“And all over the world, girls are more likely to be told to be quiet, to sit down, to have
smaller dreams. Don’t listen to those voices”
From one of Gay’s favorite books:
“She Persisted: Around the World” by Chelsea Clinton
If you have been reading the blogs about Gay then you know that she chose a wheelchair as her way to be mobile in the world. As my parents recall, she went from crawling on the floor at school (acquiring over 36 stitches in just 3 years from falling forward and smacking her chin on the floor) and ideas about walking with thigh high braces and lots of potential surgeries, to loving the freedom her wheelchair gave her.
Her first wheelchair was a simple chair from the Easter Seals of Toledo, Ohio where our family lived at the time. And through the years of Gay's life, she went through many wheelchairs, trying to find what felt good, what was safe, what fit her body, what was easy to pack up to take with us, and always searching for that elusive cherry red color that she loved. An electric chair was dangerous because Gay had trouble controlling it and sturdy wheelchairs were often big and clunky, almost impossible to load in the car. Sometimes they tipped way too easy and I remember my parents constantly repairing something on them or trying to find a part when something broke. We all have this fond memory of Matthew, one of Gay's wheelchair “doctors” driving from Ann Arbor to the UP where my parents sat with Gay eating breakfast inside, watching Matthew fix the chair just outside the window. So many of the doctors and staff at the University of Michigan were dedicated to serving in this way, but Matthew was outstanding among them. There are stringent limits on funding wheelchairs so they are not easily replaced and often cost as much as a small car, meaning every small adjustment matters. Once a chair was ordered it could take months for it to be approved through the insurance process and then additional months for it to arrive.
All the struggles were worth it though, because wheelchairs meant freedom for Gay and the ability to say “ME-SELF” more often, which she could say quite clearly.
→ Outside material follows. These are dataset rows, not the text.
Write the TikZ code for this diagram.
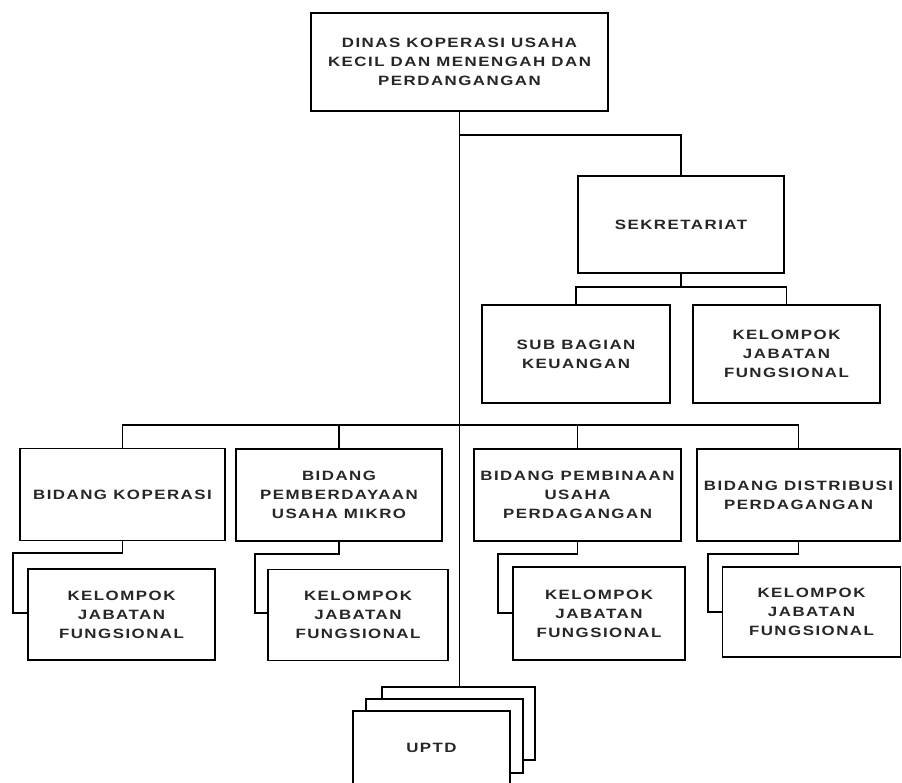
\documentclass[tikz,border=0pt]{standalone}
\usepackage{fontspec}
\usepackage{tikz}
\usetikzlibrary{calc}
\newfontfamily\orgfont[LetterSpace=11,FakeStretch=1.25]{Liberation Sans}
\tikzset{
unit/.style={
    draw, rectangle, line width=1.4pt, fill=white,
    inner sep=2pt, text=black!85, align=center,
    font=\orgfont\bfseries\fontsize{13.5}{19}\selectfont
  }
}

\begin{document}
\begin{tikzpicture}[x=1pt,y=-1pt,
 box/.style={unit, minimum width=#1},
 tall/.style={minimum height=98pt},
 mid/.style={minimum height=92pt},
 link/.style={line width=1.7pt, line cap=rect}
  ]
\clip (0,0) rectangle (902,783);

% top and sekretariat
\node[box=297pt,tall] (dinas) at (459.5,62) {DINAS KOPERASI USAHA\\KECIL DAN MENENGAH DAN\\PERDANGANGAN};
\node[box=206pt,minimum height=97pt] (sekre) at (681,224.5) {SEKRETARIAT};
\node[box=188pt,tall] (subbag) at (576,354) {SUB BAGIAN\\KEUANGAN};
\node[box=187pt,tall] (kjfs) at (786.5,354) {KELOMPOK\\JABATAN\\FUNGSIONAL};

% bidang
\node[box=205pt,mid] (bid1) at (122.5,494.5) {BIDANG KOPERASI};
\node[box=206pt,mid] (bid2) at (339,495) {BIDANG\\PEMBERDAYAAN\\USAHA MIKRO};
\node[box=207pt,mid] (bid3) at (577.5,495) {BIDANG PEMBINAAN\\USAHA\\PERDAGANGAN};
\node[box=203pt,mid] (bid4) at (798.5,495) {BIDANG DISTRIBUSI\\PERDAGANGAN};

\node[box=187pt,minimum height=91pt] (kjf1) at (121.5,614.5) {KELOMPOK\\JABATAN\\FUNGSIONAL};
\node[box=180pt,minimum height=91pt] (kjf2) at (358,615) {KELOMPOK\\JABATAN\\FUNGSIONAL};
\node[box=172pt,minimum height=93pt] (kjf3) at (599,613.5) {KELOMPOK\\JABATAN\\FUNGSIONAL};
\node[box=178pt,minimum height=90pt] (kjf4) at (811.5,612) {KELOMPOK\\JABATAN\\FUNGSIONAL};

% uptd stack
\node[box=153pt,minimum height=73pt] (uptdA) at (458.5,723.5) {};
\node[box=157pt,minimum height=74pt] (uptdB) at (444.5,736) {};
\node[box=157pt,minimum height=74pt] (uptdC) at (431.5,748) {UPTD};

\draw[link] (dinas.south) -- (dinas.south |- uptdA.north);
\draw[link] ($(dinas.south)+(0,23)$) -| (sekre.north);
\draw[link] (sekre.south) -- ++(0,13);
\draw[link] (subbag.north) |- ($(sekre.south)+(0,13)$) -| (kjfs.north);
\draw[link] (bid1.north) |- (dinas.south |- 0,425) -| (bid4.north);
\draw[link] (bid2.north) -- (bid2.north |- 0,425);
\draw[link] (bid3.north) -- (bid3.north |- 0,425);

\draw[link] (bid1.south) -- ++(0,12) -| (13,613) -- (kjf1.west |- 0,613);
\draw[link] (bid2.south) -- ++(0,12) -| (255,613) -- (kjf2.west |- 0,613);
\draw[link] (bid3.south) -- ++(0,12) -| (498,613) -- (kjf3.west |- 0,613);
\draw[link] (bid4.south) -- ++(0,12) -| (708,612) -- (kjf4.west |- 0,612);
\end{tikzpicture}
\end{document}
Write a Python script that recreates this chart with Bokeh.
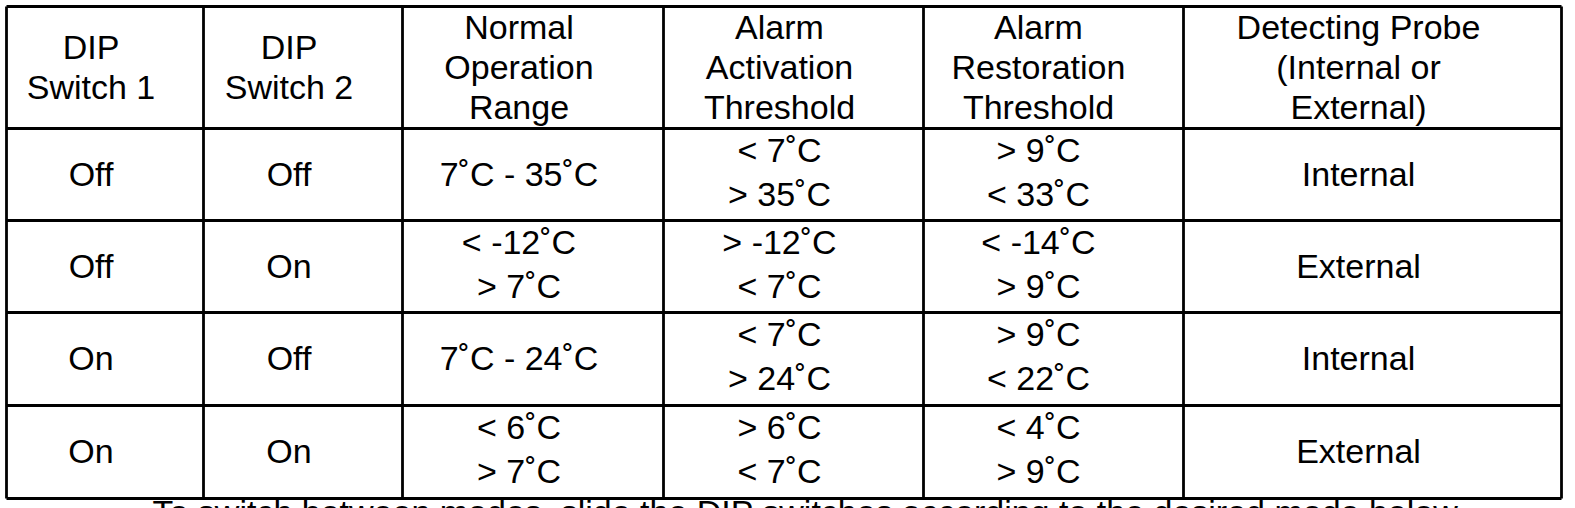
from bokeh.plotting import figure
from bokeh.models import Range1d, ColumnDataSource
from bokeh.embed import file_html
from bokeh.resources import INLINE
from bokeh.core.properties import value

# ---- table content ----
headers = [
    "DIP\nSwitch 1",
    "DIP\nSwitch 2",
    "Normal\nOperation\nRange",
    "Alarm\nActivation\nThreshold",
    "Alarm\nRestoration\nThreshold",
    "Detecting Probe\n(Internal or\nExternal)",
]
dip_switch_1 = ["Off", "Off", "On", "On"]
dip_switch_2 = ["Off", "On", "Off", "On"]
normal_range = ["7˚C - 35˚C", "< -12˚C\n> 7˚C", "7˚C - 24˚C", "< 6˚C\n> 7˚C"]
activation = ["< 7˚C\n> 35˚C", "> -12˚C\n< 7˚C", "< 7˚C\n> 24˚C", "> 6˚C\n< 7˚C"]
restoration = ["> 9˚C\n< 33˚C", "< -14˚C\n> 9˚C", "> 9˚C\n< 22˚C", "< 4˚C\n> 9˚C"]
probe = ["Internal", "External", "Internal", "External"]
note = "To switch between modes, slide the DIP switches according to the desired mode below"

columns = [dip_switch_1, dip_switch_2, normal_range, activation, restoration, probe]

# ---- layout (pixel coordinates) ----
W, H = 1575, 508
col_edges = [6, 203, 402, 663, 923, 1183, 1561]
row_edges = [6, 128, 220, 312, 405, 498]
text_shift = [-14, -14, -14, -14, -15, -14]
FONT = "Liberation Sans"
FS = 34
BASE = -1

p = figure(width=W, height=H, x_range=Range1d(0, W), y_range=Range1d(H, 0),
           output_backend="svg", toolbar_location=None, min_border=0)
p.axis.visible = False
p.grid.visible = False
p.outline_line_color = None
p.background_fill_color = "white"
p.border_fill_color = "white"

# grid lines
hx0, hx1, hy = [], [], []
for y in row_edges:
    hx0.append(col_edges[0]); hx1.append(col_edges[-1]); hy.append(y)
p.segment(x0=hx0, y0=hy, x1=hx1, y1=hy, line_color="black", line_width=2.8)
vy0, vy1, vx = [], [], []
for x in col_edges:
    vx.append(x); vy0.append(row_edges[0]); vy1.append(row_edges[-1])
p.segment(x0=vx, y0=vy0, x1=vx, y1=vy1, line_color="black", line_width=2.8)

xs, ys, ts = [], [], []

def add_cell(text, ci, ri, spacing, offset):
    lines = text.split("\n")
    n = len(lines)
    cx = (col_edges[ci] + col_edges[ci + 1]) / 2 + text_shift[ci]
    cy = (row_edges[ri] + row_edges[ri + 1]) / 2
    if n > 1:
        cy += offset
    for i, ln in enumerate(lines):
        c = cy + (i - (n - 1) / 2) * spacing
        xs.append(cx); ys.append(c + BASE); ts.append(ln)

for ci, h in enumerate(headers):
    add_cell(h, ci, 0, 40, 0)
for ci, col in enumerate(columns):
    for ri, t in enumerate(col):
        add_cell(t, ci, ri + 1, 44, -2)

src = ColumnDataSource(dict(x=xs, y=ys, text=ts))
p.text(x="x", y="y", text="text", source=src, text_align="center",
       text_baseline="alphabetic", text_font=value(FONT), text_font_size=f"{FS}px",
       text_color="black")

p.text(x=[152], y=[511], text=[note], text_align="left", text_baseline="alphabetic",
       text_font=value(FONT), text_font_size=f"{FS}px", text_color="black")

template = ("{% block preamble %}<style>html, body { margin: 0 !important; "
            "padding: 0 !important; overflow: hidden; background: white; }</style>{% endblock %}")
open("out.html", "w").write(file_html(p, INLINE, "DIP switch table", template=template))
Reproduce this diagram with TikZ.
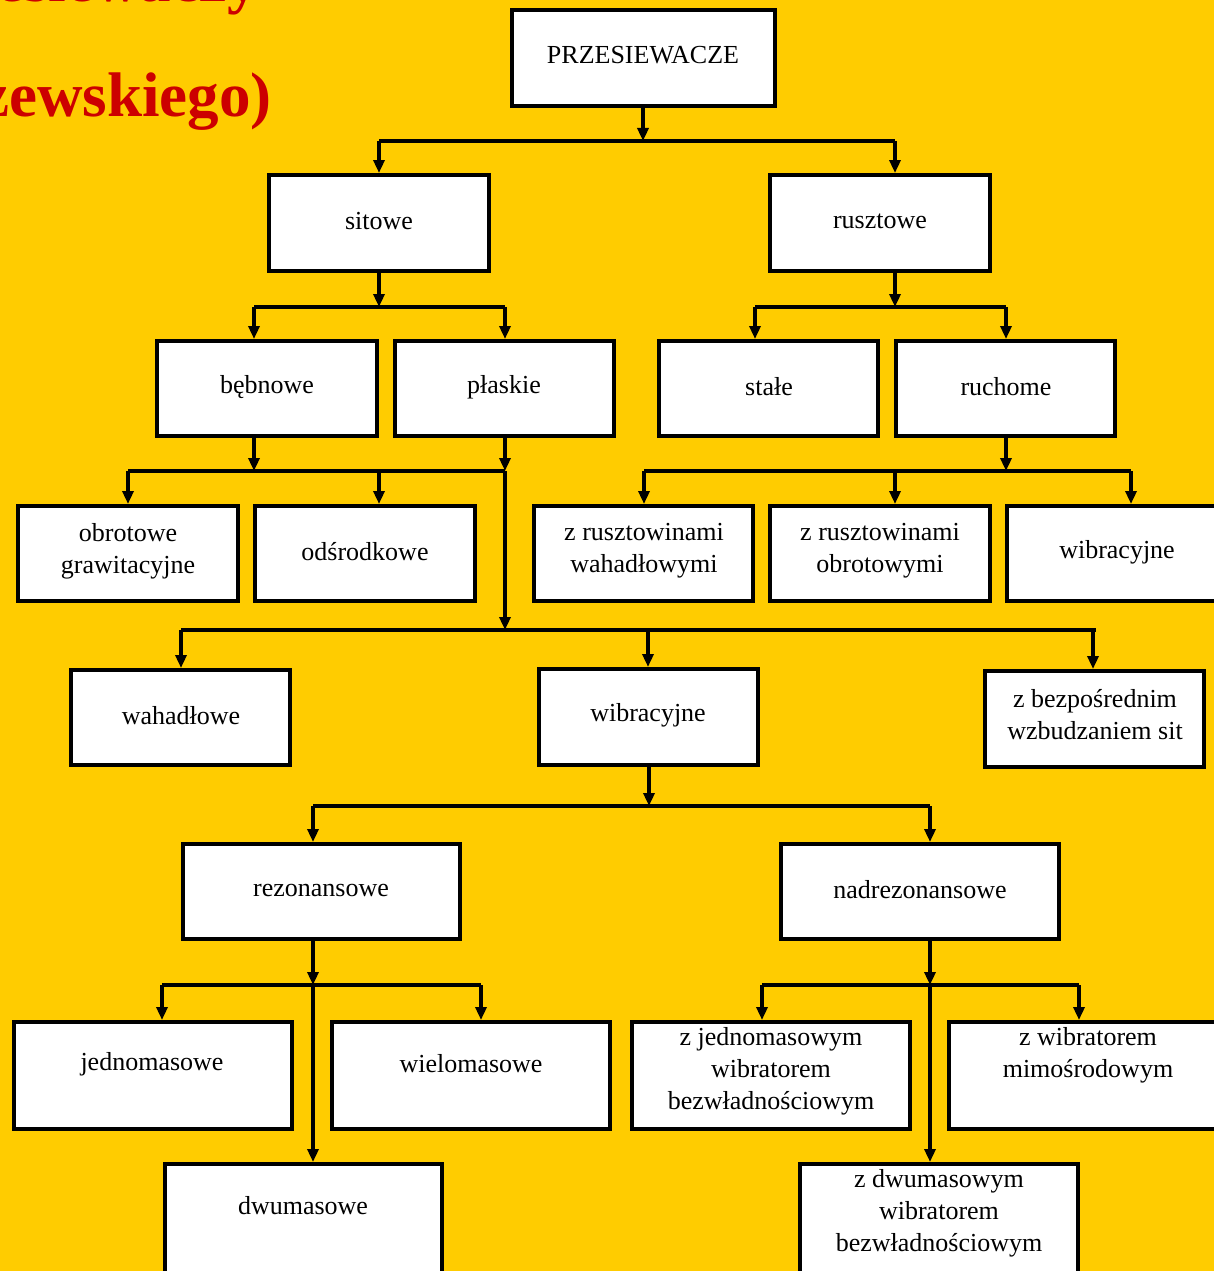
\documentclass[tikz,border=0pt]{standalone}
\usepackage{fontspec}
\setmainfont{Liberation Serif}
\usetikzlibrary{arrows.meta}
\definecolor{bgyellow}{HTML}{FFCC00}
\definecolor{titlered}{HTML}{CC0000}
\tikzset{
  box/.style={draw=black, line width=4pt, fill=white, inner sep=0pt,
              anchor=north west, minimum height=95pt},
  lbl/.style={align=center, inner sep=0pt, font=\fontsize{26}{32}\selectfont},
  wire/.style={line width=3.5pt, draw=black},
  arr/.style={wire, -{Triangle[length=13pt,width=11pt]}},
  headline/.style={text=titlered, inner sep=0pt, anchor=base east,
                   font=\fontsize{63}{70}\selectfont\bfseries},
}
\begin{document}
\begin{tikzpicture}[x=1pt, y=-1pt]
\fill[bgyellow] (0,0) rectangle (1214,1271);
\useasboundingbox (0,0) rectangle (1214,1271);

% heading, partly outside the page
\node[headline] (head1) at (259,2) {Klasyfikacja przesiewaczy};
\node[headline] (head2) at (272,117) {(wg Banaszewskiego)};

% boxes (placed by their outer top-left corner)
\node[box, minimum width=263pt, minimum height=96pt] (przes) at (510,8) {};
\node[box, minimum width=220pt, minimum height=96pt] (sitowe) at (267,173) {};
\node[box, minimum width=220pt, minimum height=96pt] (ruszt) at (768,173) {};
\node[box, minimum width=220pt] (bebn) at (155,339) {};
\node[box, minimum width=219pt] (plask) at (393,339) {};
\node[box, minimum width=219pt] (stale) at (657,339) {};
\node[box, minimum width=219pt] (ruch) at (894,339) {};
\node[box, minimum width=220pt] (obrgr) at (16,504) {};
\node[box, minimum width=220pt] (odsr) at (253,504) {};
\node[box, minimum width=219pt] (zrwah) at (532,504) {};
\node[box, minimum width=220pt] (zrobr) at (768,504) {};
\node[box, minimum width=240pt] (wibra) at (1005,504) {};
\node[box, minimum width=219pt] (wahad) at (69,668) {};
\node[box, minimum width=219pt, minimum height=96pt] (wibrb) at (537,667) {};
\node[box, minimum width=219pt, minimum height=96pt] (zbezp) at (983,669) {};
\node[box, minimum width=277pt] (rezon) at (181,842) {};
\node[box, minimum width=278pt] (nadrez) at (779,842) {};
\node[box, minimum width=278pt, minimum height=107pt] (jedno) at (12,1020) {};
\node[box, minimum width=278pt, minimum height=107pt] (wielo) at (330,1020) {};
\node[box, minimum width=278pt, minimum height=107pt] (zjedno) at (630,1020) {};
\node[box, minimum width=300pt, minimum height=107pt] (zwibr) at (947,1020) {};
\node[box, minimum width=277pt, minimum height=140pt] (dwu) at (163,1162) {};
\node[box, minimum width=278pt, minimum height=140pt] (zdwu) at (798,1162) {};

% labels
\node[lbl] (t-przes) at (643,55) {PRZESIEWACZE};
\node[lbl] (t-sitowe) at (379,221) {sitowe};
\node[lbl] (t-ruszt) at (880,221) {rusztowe};
\node[lbl] (t-bebn) at (267,387) {bębnowe};
\node[lbl] (t-plask) at (504,387) {płaskie};
\node[lbl] (t-stale) at (769,387) {stałe};
\node[lbl] (t-ruch) at (1006,387) {ruchome};
\node[lbl] (t-obrgr) at (128,551) {obrotowe\\grawitacyjne};
\node[lbl] (t-odsr) at (365,552) {odśrodkowe};
\node[lbl] (t-zrwah) at (644,551) {z rusztowinami\\wahadłowymi};
\node[lbl] (t-zrobr) at (880,551) {z rusztowinami\\obrotowymi};
\node[lbl] (t-wibra) at (1117,552) {wibracyjne};
\node[lbl] (t-wahad) at (181,716) {wahadłowe};
\node[lbl] (t-wibrb) at (648,715) {wibracyjne};
\node[lbl] (t-zbezp) at (1095,715) {z bezpośrednim\\wzbudzaniem sit};
\node[lbl] (t-rezon) at (321,890) {rezonansowe};
\node[lbl] (t-nadrez) at (920,890) {nadrezonansowe};
\node[lbl] (t-jedno) at (152,1064) {jednomasowe};
\node[lbl] (t-wielo) at (471,1064) {wielomasowe};
\node[lbl] (t-zjedno) at (771,1071) {z jednomasowym\\wibratorem\\bezwładnościowym};
\node[lbl] (t-zwibr) at (1088,1055) {z wibratorem\\mimośrodowym};
\node[lbl] (t-dwu) at (303,1206) {dwumasowe};
\node[lbl] (t-zdwu) at (939,1213) {z dwumasowym\\wibratorem\\bezwładnościowym};

% junction points on the buses
\coordinate (j1) at (643,141);
\coordinate (j1a) at (379,141);
\coordinate (j1b) at (895,141);
\coordinate (j2) at (379,307);
\coordinate (j2a) at (254,307);
\coordinate (j2b) at (505,307);
\coordinate (j3) at (895,307);
\coordinate (j3a) at (755,307);
\coordinate (j3b) at (1006,307);
\coordinate (j4) at (254,471);
\coordinate (j4a) at (128,471);
\coordinate (j4b) at (379,471);
\coordinate (j4c) at (505,471);
\coordinate (j5) at (1006,471);
\coordinate (j5a) at (644,471);
\coordinate (j5b) at (895,471);
\coordinate (j5c) at (1131,471);
\coordinate (j6) at (505,630);
\coordinate (j6a) at (181,630);
\coordinate (j6b) at (648,630);
\coordinate (j6c) at (1093,630);
\coordinate (j6e) at (1096,630);
\coordinate (j7) at (649,806);
\coordinate (j7a) at (313,806);
\coordinate (j7b) at (930,806);
\coordinate (j8) at (313,985);
\coordinate (j8a) at (162,985);
\coordinate (j8b) at (481,985);
\coordinate (j9) at (930,985);
\coordinate (j9a) at (762,985);
\coordinate (j9b) at (1079,985);

% PRZESIEWACZE
\draw[arr] (przes.south -| j1) -- (j1);
\draw[wire] (j1a) -- (j1b);
\draw[arr] (j1a) -- (sitowe.north -| j1a);
\draw[arr] (j1b) -- (ruszt.north -| j1b);
% sitowe
\draw[arr] (sitowe.south -| j2) -- (j2);
\draw[wire] (j2a) -- (j2b);
\draw[arr] (j2a) -- (bebn.north -| j2a);
\draw[arr] (j2b) -- (plask.north -| j2b);
% rusztowe
\draw[arr] (ruszt.south -| j3) -- (j3);
\draw[wire] (j3a) -- (j3b);
\draw[arr] (j3a) -- (stale.north -| j3a);
\draw[arr] (j3b) -- (ruch.north -| j3b);
% bębnowe
\draw[arr] (bebn.south -| j4) -- (j4);
\draw[wire] (j4a) -- (j4c);
\draw[arr] (j4a) -- (obrgr.north -| j4a);
\draw[arr] (j4b) -- (odsr.north -| j4b);
% płaskie
\draw[arr] (plask.south -| j4c) -- (j4c);
\draw[arr] (j4c) -- (j6);
\draw[wire] (j6a) -- (j6e);
\draw[arr] (j6a) -- (wahad.north -| j6a);
\draw[arr] (j6b) -- (wibrb.north -| j6b);
\draw[arr] (j6c) -- (zbezp.north -| j6c);
% ruchome
\draw[arr] (ruch.south -| j5) -- (j5);
\draw[wire] (j5a) -- (j5c);
\draw[arr] (j5a) -- (zrwah.north -| j5a);
\draw[arr] (j5b) -- (zrobr.north -| j5b);
\draw[arr] (j5c) -- (wibra.north -| j5c);
% wibracyjne
\draw[arr] (wibrb.south -| j7) -- (j7);
\draw[wire] (j7a) -- (j7b);
\draw[arr] (j7a) -- (rezon.north -| j7a);
\draw[arr] (j7b) -- (nadrez.north -| j7b);
% rezonansowe
\draw[arr] (rezon.south -| j8) -- (j8);
\draw[wire] (j8a) -- (j8b);
\draw[arr] (j8a) -- (jedno.north -| j8a);
\draw[arr] (j8b) -- (wielo.north -| j8b);
\draw[arr] (j8) -- (dwu.north -| j8);
% nadrezonansowe
\draw[arr] (nadrez.south -| j9) -- (j9);
\draw[wire] (j9a) -- (j9b);
\draw[arr] (j9a) -- (zjedno.north -| j9a);
\draw[arr] (j9b) -- (zwibr.north -| j9b);
\draw[arr] (j9) -- (zdwu.north -| j9);
\end{tikzpicture}
\end{document}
And then…SCOOTERS entered her life ( like the one pictured for this blog, notice the red ). Gay used it in shopping malls, on a rubber path Dad built her at the farm, picked apples from it, and took leisurely rides through the forests of the Upper Peninsula where she and my parents lived for 15 years. Mom often ponders in amazement how often they let Gay go on her own for a little way or even occasionally ride with a small child (with supervision of course). When she lived with Amy in Dexter, Gay walked every day "weather permitting" and the occasions the sisters took the scooter were great adventures through the neighborhood or the Dexter trail saying hello to everyone (and going off course on occasion).
The other set of wheels that became vital for the wheelchair, and more freedom, were the ones on Gay’s vans, with ways for her to wheel that her chair right in. The first van had a ramp Dad built himself, actually he built many ramps for Gay to get in the house or onto a deck over the years. We were lucky to have such a handy Dad. Another van lasted most of the time Gay was in the UP, arriving from Canada on a big truck and including a manual pull down ramp that allowed Gay to be wheeled in from the back and to sit right behind the two front passenger seats. Amy remembers this one (the Beast we called it ) because whenever we went somewhere, Amy had to sit on the wheel hub as there were no seats in the back. (Gay delighted in making fun of her little sister sitting there by the way.) Her final van was delivered just before Gay and my parents moved back down to lower Michigan to move close to and then into a house with Amy. We will forever be moved by the generosity of our family and friends who donated $10,000 towards that purchase of that $54,000 van. It was a beautiful cherry red and had a fully hydraulic ramp. “Cherry red” often took Gay to her program in Chelsea when the van service they were supposed to provide failed. It also transported her on many trips back and forth from Mom and Dad’s house to the house of the fifty-year-old’s (Steve, Amy, and Gay), to the park, to eat McDonald’s by the lake with Dad, get hot cocoa, get some A&W (the place with the orange roof she saw long before you did), to go to the library with all those books and little kids (heaven), to see the movie Dumbo with Lizzy Liz, go to the grocery store “me—self” with her wonderful caregivers, and to all her doctors’ appointments.
And in the final 8 months of her life, Gay was blessed with the most beautiful perfect wheelchair of her dreams. It was light, fast, fit her body perfectly, and it was RED. We donated all of Gay’s equipment to other young adults with disabilities, who desperately need them. But that one, we haven’t been able to let go of just yet. “RED” as Gay called it, is a beautiful reminder of Gay’s strength, independence, positive perspective, and persistence.
Someday this wheelchair will give someone else their freedom/me-self, and Gay will dance and sing with joy using her newly minted wheels (wings) and we bet they are RED.